Üçüncü öneri olan Batı dışı kültür ve medeniyetlerle ittifak yaparak modernleşmeyi ise günümüzde Perinçek ve ekibi dışında kimsenin savunduğu yok demiştim. Oysa son gelişmeler bu kazanımların hepsinin terk edildiği ve içe kapanmayı, bir nevi 3. Dünya ülkesi nitelemesini “onurlu yalnızlık” olarak görüldüğünü gözlemledik.

Halkın bunlara rağbet etmediği ve yönünü temel hak ve özgürlükler, insan haklarına dayalı, çoğulcu bir demokrasiye döndürerek muasır medeniyet seviyesini aşmayı hedeflediği artık apaçık bir gerçeklik olduğunu söylemiştim ama olmadı maalesef. O zaman şu soruyu sormuştum:

Müslüman Demokrat Kimdir?

Yerelleşmeden/içe kapanmadan, yerli (dini ve milli) değerleri, insanlığın diğer tarihsel birikimiyle yorumlayarak evrenselleştirme çabası olan “Müslüman Demokrat” bir siyasal ve sosyal kimlik tasavvurunun engellenmesi durumunda ortaya çıkacak siyasal zararlar neler olabilir? Yeni devleti kurarken Atatürk’ün büyük oranda lağvettiği Doğu-Batı sınırları yeniden inşa edilir. Ayrıca bireysel hak ve özgürlükler toplamı olan demokratikleşmede eksiklikler ortaya çıkabilir. Bu durumda kaybeden yalnız Türkiye ve diğer Müslüman hakların yaşadığı coğrafyadaki devletler olmayacağı kesindir.

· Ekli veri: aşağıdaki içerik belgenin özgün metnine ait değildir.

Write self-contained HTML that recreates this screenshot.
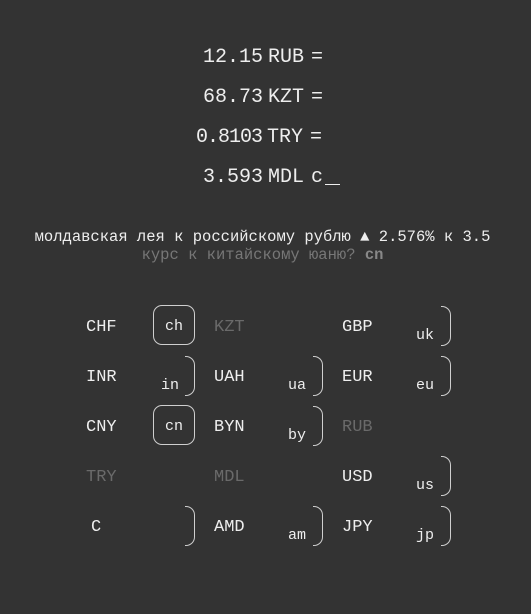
<!DOCTYPE html>
<html><head><meta charset="utf-8"><style>
html,body{margin:0;padding:0;}
body{width:531px;height:614px;background:#333333;position:relative;overflow:hidden;font-family:"Liberation Mono",monospace;color:#eeeeee;}
.m{position:absolute;font-size:20px;line-height:24px;white-space:pre;}
.m span{display:inline-block;}
.t{position:absolute;left:0;width:525px;text-align:center;font-size:15.5px;line-height:18px;white-space:pre;}
.c{position:absolute;font-size:17px;line-height:20px;}
.g{color:#6a6a6a;}
.b{position:absolute;width:42px;height:40px;box-sizing:border-box;border:1.5px solid #cfcfcf;border-radius:9px;}
.br{position:absolute;width:10px;height:40px;box-sizing:border-box;border:1.5px solid #cfcfcf;border-left:none;border-radius:0 9px 9px 0;}
.l{position:absolute;font-size:15px;line-height:18px;}
</style></head><body>
<div class="m" style="left:203px;top:46px">12.15<span style="margin-left:5px">RUB</span><span style="margin-left:7px">=</span></div>
<div class="m" style="left:203px;top:86px">68.73<span style="margin-left:5px">KZT</span><span style="margin-left:7px">=</span></div>
<div class="m" style="left:196px;top:126px"><span style="letter-spacing:-1px">0.8103</span><span style="margin-left:5px">TRY</span><span style="margin-left:7px">=</span></div>
<div class="m" style="left:203px;top:166px">3.593<span style="margin-left:5px">MDL</span><span style="margin-left:7px">c</span><span style="display:inline-block;width:15px;height:1.5px;background:#eee;margin-left:2px;vertical-align:-3px"></span></div>

<div class="t" style="top:228px">молдавская лея к российскому рублю ▲ 2.576% к 3.5</div>
<div class="t" style="top:246px;color:#777">курс к китайскому юаню? <b style="color:#888">cn</b></div>

<!-- row 1 -->
<div class="c" style="left:86px;top:318px">CHF</div>
<div class="b" style="left:153px;top:305px"></div><div class="l" style="left:165px;top:318px">ch</div>
<div class="c g" style="left:214px;top:318px">KZT</div>
<div class="c" style="left:342px;top:318px">GBP</div>
<div class="br" style="left:441px;top:306px"></div><div class="l" style="left:416px;top:327px">uk</div>
<!-- row 2 -->
<div class="c" style="left:86px;top:368px">INR</div>
<div class="br" style="left:185px;top:356px"></div><div class="l" style="left:161px;top:377px">in</div>
<div class="c" style="left:214px;top:368px">UAH</div>
<div class="br" style="left:313px;top:356px"></div><div class="l" style="left:288px;top:377px">ua</div>
<div class="c" style="left:342px;top:368px">EUR</div>
<div class="br" style="left:441px;top:356px"></div><div class="l" style="left:416px;top:377px">eu</div>
<!-- row 3 -->
<div class="c" style="left:86px;top:418px">CNY</div>
<div class="b" style="left:153px;top:405px"></div><div class="l" style="left:165px;top:418px">cn</div>
<div class="c" style="left:214px;top:418px">BYN</div>
<div class="br" style="left:313px;top:406px"></div><div class="l" style="left:288px;top:427px">by</div>
<div class="c g" style="left:342px;top:418px">RUB</div>
<!-- row 4 -->
<div class="c g" style="left:86px;top:468px">TRY</div>
<div class="c g" style="left:214px;top:468px">MDL</div>
<div class="c" style="left:342px;top:468px">USD</div>
<div class="br" style="left:441px;top:456px"></div><div class="l" style="left:416px;top:477px">us</div>
<!-- row 5 -->
<div class="c" style="left:91px;top:518px">C</div>
<div class="br" style="left:185px;top:506px"></div>
<div class="c" style="left:214px;top:518px">AMD</div>
<div class="br" style="left:313px;top:506px"></div><div class="l" style="left:288px;top:527px">am</div>
<div class="c" style="left:342px;top:518px">JPY</div>
<div class="br" style="left:441px;top:506px"></div><div class="l" style="left:416px;top:527px">jp</div>
</body></html>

Nitekim böyle oldu ve 2010 Arap Baharı adıyla başlayan bölgesel çatışmaların etkisi ülkemize kadar taşındı. Muhafazakârlık ve Müslümanlık değerlerinin içi boşaltıldı ve selefi zihniyet eş zamanlı bir şekilde bütün Müslüman âleminde etkili olmaya başladı.[18] Halbuki günümüz İslam dünyasında fıkhi, fikri ve siyasi özgürlük için Ebu Hanife’nin hukuk anlayışını, akıl ve rey üzerine kurulu sistemini yeniden okumak ve yorumlamak gerekirken, tam tersi oldu ve selefi zihniyet yeniden canlandı.

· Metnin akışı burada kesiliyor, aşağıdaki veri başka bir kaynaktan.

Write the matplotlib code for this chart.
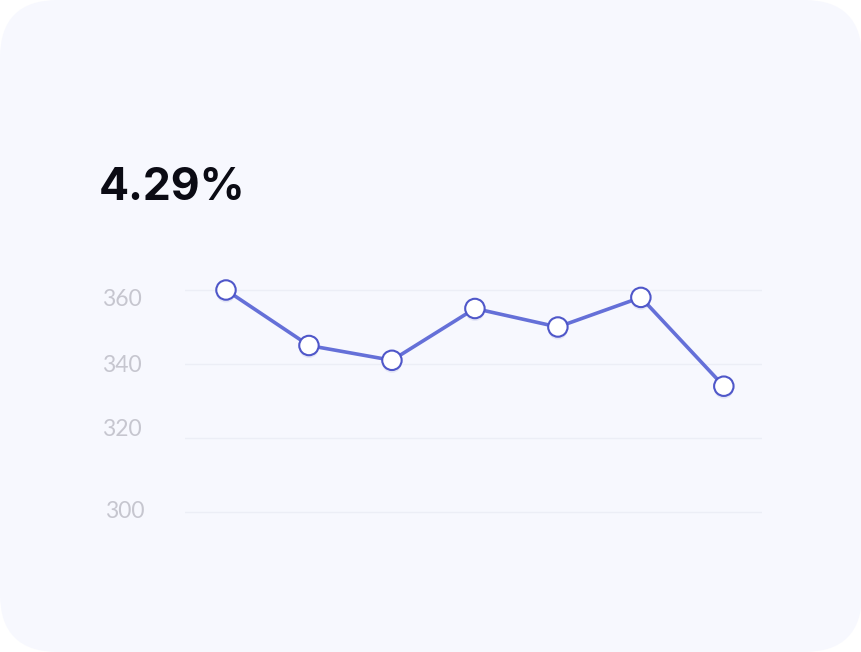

Sömürgecilik döneminin ortaya çıkardığı sorunlarla yüzleşip, günümüz İslam dünyasındaki bilgi ve bilim/teknoloji tasavvurlarını inceleyerek yeni bir duruş ve tutum oluşturma çabaları içindeydik. Din hegemonik bir siyasetin aracı olmaması gerekir derken bütün kurgular birbirleriyle çatışan İslam tasavvurlarıyla sunulmaya başladı. “Muhafazakâr Demokratlık” adına AB uyum sürecini takip etmeyi muasır medeniyet seviyesini aşma çabaları olarak görüyor ve buradaki olası hatalara kendi kavramlarımızla işaret ediyorduk ki, ülkemizin başarı oranı artsın umudunu koruduk.

Bu bağlamda felsefeyi Anadolu’da yeniden yurtlandırmak, Türkistan/Atayurt’tan getirdiğimiz kültürel kodlar ile Türkiye/Anayurtta bulduğumuz birikimi yeniden okuyarak aralarında irtibatını yeniden kurmaya çalışırken ilahiyat fakültelerinde Nizamiye medreselerinden itibaren başlayan felsefe ve kelam geleneğini azaltma ve yok etme çabalarıyla karşılaştık.

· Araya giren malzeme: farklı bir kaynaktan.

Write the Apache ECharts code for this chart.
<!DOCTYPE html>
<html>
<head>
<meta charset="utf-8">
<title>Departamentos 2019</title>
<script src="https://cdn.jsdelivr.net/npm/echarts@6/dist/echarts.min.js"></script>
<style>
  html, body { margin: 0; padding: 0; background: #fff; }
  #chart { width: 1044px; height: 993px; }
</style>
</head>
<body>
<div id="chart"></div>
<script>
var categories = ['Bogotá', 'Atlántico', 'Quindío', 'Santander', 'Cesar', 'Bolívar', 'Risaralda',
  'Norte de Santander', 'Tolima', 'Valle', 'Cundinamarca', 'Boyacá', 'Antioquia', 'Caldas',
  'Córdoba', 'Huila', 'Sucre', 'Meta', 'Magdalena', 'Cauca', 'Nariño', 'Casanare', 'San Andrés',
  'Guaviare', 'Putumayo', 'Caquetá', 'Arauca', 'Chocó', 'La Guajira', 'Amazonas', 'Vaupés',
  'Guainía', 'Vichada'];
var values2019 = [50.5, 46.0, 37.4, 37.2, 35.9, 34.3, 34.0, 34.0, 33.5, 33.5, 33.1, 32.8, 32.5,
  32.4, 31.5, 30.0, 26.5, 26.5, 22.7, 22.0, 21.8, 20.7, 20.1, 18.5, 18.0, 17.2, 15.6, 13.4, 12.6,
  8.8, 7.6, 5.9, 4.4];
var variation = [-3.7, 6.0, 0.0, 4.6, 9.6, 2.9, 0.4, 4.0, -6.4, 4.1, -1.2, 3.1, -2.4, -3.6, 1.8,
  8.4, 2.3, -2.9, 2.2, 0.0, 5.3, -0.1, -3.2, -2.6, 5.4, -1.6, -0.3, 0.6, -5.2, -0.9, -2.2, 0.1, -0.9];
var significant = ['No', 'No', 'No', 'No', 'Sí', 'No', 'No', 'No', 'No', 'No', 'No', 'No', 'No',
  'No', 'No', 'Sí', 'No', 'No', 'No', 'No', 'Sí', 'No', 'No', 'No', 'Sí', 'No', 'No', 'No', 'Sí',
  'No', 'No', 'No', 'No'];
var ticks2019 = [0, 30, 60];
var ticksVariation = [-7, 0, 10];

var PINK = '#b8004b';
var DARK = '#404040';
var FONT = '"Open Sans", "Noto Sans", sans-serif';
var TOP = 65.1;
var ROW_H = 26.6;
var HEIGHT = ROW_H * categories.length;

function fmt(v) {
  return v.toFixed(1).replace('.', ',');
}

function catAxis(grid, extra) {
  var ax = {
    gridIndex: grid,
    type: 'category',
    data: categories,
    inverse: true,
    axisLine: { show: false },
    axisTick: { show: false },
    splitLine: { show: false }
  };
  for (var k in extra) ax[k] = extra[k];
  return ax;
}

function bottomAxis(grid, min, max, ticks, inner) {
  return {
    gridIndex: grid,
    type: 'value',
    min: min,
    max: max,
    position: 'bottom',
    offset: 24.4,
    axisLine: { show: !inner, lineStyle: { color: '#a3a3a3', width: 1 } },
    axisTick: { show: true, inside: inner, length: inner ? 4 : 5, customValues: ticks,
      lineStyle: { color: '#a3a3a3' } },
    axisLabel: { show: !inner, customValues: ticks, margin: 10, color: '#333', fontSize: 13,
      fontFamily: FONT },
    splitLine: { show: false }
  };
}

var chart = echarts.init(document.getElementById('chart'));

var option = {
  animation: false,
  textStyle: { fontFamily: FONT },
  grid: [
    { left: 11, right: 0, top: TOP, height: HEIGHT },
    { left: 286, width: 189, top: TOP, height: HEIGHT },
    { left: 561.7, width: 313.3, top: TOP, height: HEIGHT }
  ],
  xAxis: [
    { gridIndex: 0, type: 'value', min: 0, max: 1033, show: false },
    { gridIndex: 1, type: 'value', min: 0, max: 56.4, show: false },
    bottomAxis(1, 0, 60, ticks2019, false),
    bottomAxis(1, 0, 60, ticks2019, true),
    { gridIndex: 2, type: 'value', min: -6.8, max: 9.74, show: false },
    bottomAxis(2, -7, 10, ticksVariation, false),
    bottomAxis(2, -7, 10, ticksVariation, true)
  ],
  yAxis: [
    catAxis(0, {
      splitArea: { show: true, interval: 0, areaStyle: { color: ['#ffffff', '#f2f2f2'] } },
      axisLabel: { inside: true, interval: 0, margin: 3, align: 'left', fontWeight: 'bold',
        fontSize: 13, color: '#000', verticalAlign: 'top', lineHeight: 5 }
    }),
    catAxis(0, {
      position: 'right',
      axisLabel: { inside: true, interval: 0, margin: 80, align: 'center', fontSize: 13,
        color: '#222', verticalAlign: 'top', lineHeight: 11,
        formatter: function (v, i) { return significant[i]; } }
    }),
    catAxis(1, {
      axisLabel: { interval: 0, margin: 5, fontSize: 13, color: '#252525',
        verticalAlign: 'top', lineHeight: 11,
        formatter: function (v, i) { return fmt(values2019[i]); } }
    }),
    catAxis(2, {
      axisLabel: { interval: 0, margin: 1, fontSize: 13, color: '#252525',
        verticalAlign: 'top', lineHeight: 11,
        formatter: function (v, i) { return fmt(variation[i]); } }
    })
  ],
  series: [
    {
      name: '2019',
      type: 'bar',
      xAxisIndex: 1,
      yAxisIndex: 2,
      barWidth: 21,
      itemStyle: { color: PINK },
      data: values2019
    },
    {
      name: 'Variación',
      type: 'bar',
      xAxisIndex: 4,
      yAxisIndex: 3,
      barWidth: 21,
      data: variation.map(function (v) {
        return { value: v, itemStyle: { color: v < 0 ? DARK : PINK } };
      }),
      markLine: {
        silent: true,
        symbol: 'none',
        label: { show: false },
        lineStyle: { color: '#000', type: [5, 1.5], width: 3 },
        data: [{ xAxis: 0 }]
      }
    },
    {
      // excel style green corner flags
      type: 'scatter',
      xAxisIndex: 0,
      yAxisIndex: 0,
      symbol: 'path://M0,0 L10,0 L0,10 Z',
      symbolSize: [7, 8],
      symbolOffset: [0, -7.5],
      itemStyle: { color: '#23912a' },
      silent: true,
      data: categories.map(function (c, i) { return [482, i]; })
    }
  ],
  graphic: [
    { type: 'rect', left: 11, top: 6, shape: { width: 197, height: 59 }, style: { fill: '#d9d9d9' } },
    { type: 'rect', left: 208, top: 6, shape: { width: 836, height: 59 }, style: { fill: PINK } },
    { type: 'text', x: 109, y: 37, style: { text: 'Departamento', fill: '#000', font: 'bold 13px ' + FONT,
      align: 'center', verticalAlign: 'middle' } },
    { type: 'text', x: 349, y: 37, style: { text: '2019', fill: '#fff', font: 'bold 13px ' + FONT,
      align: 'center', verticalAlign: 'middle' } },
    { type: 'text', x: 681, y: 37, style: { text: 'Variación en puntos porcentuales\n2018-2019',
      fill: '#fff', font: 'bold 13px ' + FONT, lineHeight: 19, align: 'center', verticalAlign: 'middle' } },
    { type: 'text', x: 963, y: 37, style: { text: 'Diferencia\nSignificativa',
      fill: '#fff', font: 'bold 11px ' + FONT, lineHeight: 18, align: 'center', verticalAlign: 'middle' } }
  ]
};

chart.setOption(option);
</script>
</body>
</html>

Türkiye Cumhuriyeti’nin Kuruluş Felsefesi:

Türkiye Cumhuriyeti’nin kuruluş felsefesini açıklamak için Atatürkçülük ve Kemalizm özdeşleşmesine ve bununla çatışan bir İslam tasavvuru üzerinden temellerimizin zayıflatılmasının tutarlı olmadığını belirttik.

İslam Aklı’nın tarihe gömülmüş ve siyasal hayatta etkili olan şekline eleştirel tavırlarla içtihat geleneğini yeniden diriltmek “Müslüman Demokrat” bir tasavvurla olabilirdi. Çünkü Muhammed Abid Cabiri’den hareketle, İslam âleminin en büyük sorununun “Demokrasi” olduğunu, söyleyerek “Çağımızda, bütün insanlığın mirası olan modern demokrasi biçimlerinden başkası yoktur” temellendirme çabalarımız sekteye uğradı. Aslında geldiğim nokta, ister “Muhafazakâr Demokrat” isterse “Müslüman Demokrat” kavramları olsun, bunlar son tahlilde oyun kurucu değil, Batı tarafından oluşturulan kavramlar eşliğinde düşünmektir. Bu nedenle artık İslam ve demokrasi ilişkisini birbirine indirgemeksizin yerine Vahhabi zihniyetinin güncel sunumu olan selefi zihniyetin hâkim olması artık yeni bir kavramsallaştırmanın da zamanını göstermektedir.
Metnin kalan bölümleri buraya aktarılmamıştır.